(Required work) For this exercise, repeat all of the material verbatim apart from its images.

(Information provided)
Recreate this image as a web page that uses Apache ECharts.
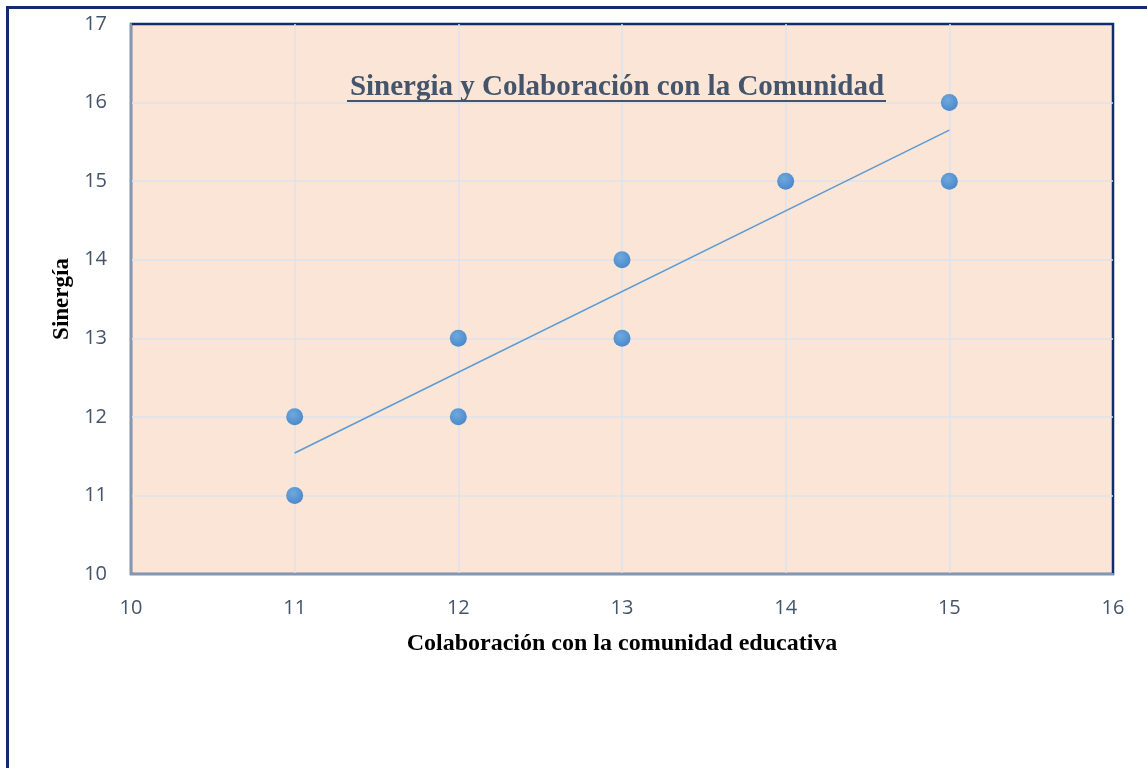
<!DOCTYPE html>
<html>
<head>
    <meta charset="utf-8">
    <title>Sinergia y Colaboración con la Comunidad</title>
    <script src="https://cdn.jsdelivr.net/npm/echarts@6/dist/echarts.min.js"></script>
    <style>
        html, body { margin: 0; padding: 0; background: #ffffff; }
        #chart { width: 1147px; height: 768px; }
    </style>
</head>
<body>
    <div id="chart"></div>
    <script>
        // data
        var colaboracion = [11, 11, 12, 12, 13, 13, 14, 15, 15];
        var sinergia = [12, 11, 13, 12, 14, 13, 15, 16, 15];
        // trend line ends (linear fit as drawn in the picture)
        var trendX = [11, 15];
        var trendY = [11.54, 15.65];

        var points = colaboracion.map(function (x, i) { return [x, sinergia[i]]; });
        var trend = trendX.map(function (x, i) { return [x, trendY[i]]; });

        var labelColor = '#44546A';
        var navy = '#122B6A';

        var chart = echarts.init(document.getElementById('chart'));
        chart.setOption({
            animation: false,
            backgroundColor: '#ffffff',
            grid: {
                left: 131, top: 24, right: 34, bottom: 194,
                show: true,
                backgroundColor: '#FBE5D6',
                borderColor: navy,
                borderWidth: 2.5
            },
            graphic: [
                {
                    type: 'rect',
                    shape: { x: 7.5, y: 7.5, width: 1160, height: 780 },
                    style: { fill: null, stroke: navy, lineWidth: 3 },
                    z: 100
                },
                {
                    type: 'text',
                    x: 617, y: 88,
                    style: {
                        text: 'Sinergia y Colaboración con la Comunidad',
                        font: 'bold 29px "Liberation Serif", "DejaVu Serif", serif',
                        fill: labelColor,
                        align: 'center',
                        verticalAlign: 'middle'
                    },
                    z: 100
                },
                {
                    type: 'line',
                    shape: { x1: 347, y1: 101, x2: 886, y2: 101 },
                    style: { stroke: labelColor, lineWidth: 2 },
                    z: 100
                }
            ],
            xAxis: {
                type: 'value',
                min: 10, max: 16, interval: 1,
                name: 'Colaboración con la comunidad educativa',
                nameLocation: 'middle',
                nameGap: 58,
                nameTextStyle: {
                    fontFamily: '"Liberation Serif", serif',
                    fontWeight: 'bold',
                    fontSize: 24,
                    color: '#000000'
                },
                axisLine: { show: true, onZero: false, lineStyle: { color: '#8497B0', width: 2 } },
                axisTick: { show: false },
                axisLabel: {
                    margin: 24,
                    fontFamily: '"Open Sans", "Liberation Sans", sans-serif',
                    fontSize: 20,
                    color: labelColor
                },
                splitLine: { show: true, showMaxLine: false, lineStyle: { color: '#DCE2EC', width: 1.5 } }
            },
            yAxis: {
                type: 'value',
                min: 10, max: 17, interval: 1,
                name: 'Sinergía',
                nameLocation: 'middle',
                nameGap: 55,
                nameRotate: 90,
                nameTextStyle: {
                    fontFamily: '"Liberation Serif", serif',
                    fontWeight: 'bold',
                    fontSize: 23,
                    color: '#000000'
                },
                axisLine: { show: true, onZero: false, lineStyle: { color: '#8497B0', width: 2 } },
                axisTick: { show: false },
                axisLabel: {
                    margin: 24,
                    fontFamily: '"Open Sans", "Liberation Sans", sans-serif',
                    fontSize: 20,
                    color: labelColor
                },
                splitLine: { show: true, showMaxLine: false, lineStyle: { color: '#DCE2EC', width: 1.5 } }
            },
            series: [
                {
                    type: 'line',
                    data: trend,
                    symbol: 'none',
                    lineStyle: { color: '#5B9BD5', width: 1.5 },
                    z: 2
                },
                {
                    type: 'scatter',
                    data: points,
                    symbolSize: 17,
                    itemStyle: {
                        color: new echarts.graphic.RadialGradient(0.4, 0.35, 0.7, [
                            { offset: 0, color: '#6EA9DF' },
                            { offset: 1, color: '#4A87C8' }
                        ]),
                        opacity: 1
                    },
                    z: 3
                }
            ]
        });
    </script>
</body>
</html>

(Task response)
Recreate this image as a web page that uses Apache ECharts.
<!DOCTYPE html>
<html>
<head>
    <meta charset="utf-8">
    <title>Sinergia y Colaboración con la Comunidad</title>
    <script src="https://cdn.jsdelivr.net/npm/echarts@6/dist/echarts.min.js"></script>
    <style>
        html, body { margin: 0; padding: 0; background: #ffffff; }
        #chart { width: 1147px; height: 768px; }
    </style>
</head>
<body>
    <div id="chart"></div>
    <script>
        // data
        var colaboracion = [11, 11, 12, 12, 13, 13, 14, 15, 15];
        var sinergia = [12, 11, 13, 12, 14, 13, 15, 16, 15];
        // trend line ends (linear fit as drawn in the picture)
        var trendX = [11, 15];
        var trendY = [11.54, 15.65];

        var points = colaboracion.map(function (x, i) { return [x, sinergia[i]]; });
        var trend = trendX.map(function (x, i) { return [x, trendY[i]]; });

        var labelColor = '#44546A';
        var navy = '#122B6A';

        var chart = echarts.init(document.getElementById('chart'));
        chart.setOption({
            animation: false,
            backgroundColor: '#ffffff',
            grid: {
                left: 131, top: 24, right: 34, bottom: 194,
                show: true,
                backgroundColor: '#FBE5D6',
                borderColor: navy,
                borderWidth: 2.5
            },
            graphic: [
                {
                    type: 'rect',
                    shape: { x: 7.5, y: 7.5, width: 1160, height: 780 },
                    style: { fill: null, stroke: navy, lineWidth: 3 },
                    z: 100
                },
                {
                    type: 'text',
                    x: 617, y: 88,
                    style: {
                        text: 'Sinergia y Colaboración con la Comunidad',
                        font: 'bold 29px "Liberation Serif", "DejaVu Serif", serif',
                        fill: labelColor,
                        align: 'center',
                        verticalAlign: 'middle'
                    },
                    z: 100
                },
                {
                    type: 'line',
                    shape: { x1: 347, y1: 101, x2: 886, y2: 101 },
                    style: { stroke: labelColor, lineWidth: 2 },
                    z: 100
                }
            ],
            xAxis: {
                type: 'value',
                min: 10, max: 16, interval: 1,
                name: 'Colaboración con la comunidad educativa',
                nameLocation: 'middle',
                nameGap: 58,
                nameTextStyle: {
                    fontFamily: '"Liberation Serif", serif',
                    fontWeight: 'bold',
                    fontSize: 24,
                    color: '#000000'
                },
                axisLine: { show: true, onZero: false, lineStyle: { color: '#8497B0', width: 2 } },
                axisTick: { show: false },
                axisLabel: {
                    margin: 24,
                    fontFamily: '"Open Sans", "Liberation Sans", sans-serif',
                    fontSize: 20,
                    color: labelColor
                },
                splitLine: { show: true, showMaxLine: false, lineStyle: { color: '#DCE2EC', width: 1.5 } }
            },
            yAxis: {
                type: 'value',
                min: 10, max: 17, interval: 1,
                name: 'Sinergía',
                nameLocation: 'middle',
                nameGap: 55,
                nameRotate: 90,
                nameTextStyle: {
                    fontFamily: '"Liberation Serif", serif',
                    fontWeight: 'bold',
                    fontSize: 23,
                    color: '#000000'
                },
                axisLine: { show: true, onZero: false, lineStyle: { color: '#8497B0', width: 2 } },
                axisTick: { show: false },
                axisLabel: {
                    margin: 24,
                    fontFamily: '"Open Sans", "Liberation Sans", sans-serif',
                    fontSize: 20,
                    color: labelColor
                },
                splitLine: { show: true, showMaxLine: false, lineStyle: { color: '#DCE2EC', width: 1.5 } }
            },
            series: [
                {
                    type: 'line',
                    data: trend,
                    symbol: 'none',
                    lineStyle: { color: '#5B9BD5', width: 1.5 },
                    z: 2
                },
                {
                    type: 'scatter',
                    data: points,
                    symbolSize: 17,
                    itemStyle: {
                        color: new echarts.graphic.RadialGradient(0.4, 0.35, 0.7, [
                            { offset: 0, color: '#6EA9DF' },
                            { offset: 1, color: '#4A87C8' }
                        ]),
                        opacity: 1
                    },
                    z: 3
                }
            ]
        });
    </script>
</body>
</html>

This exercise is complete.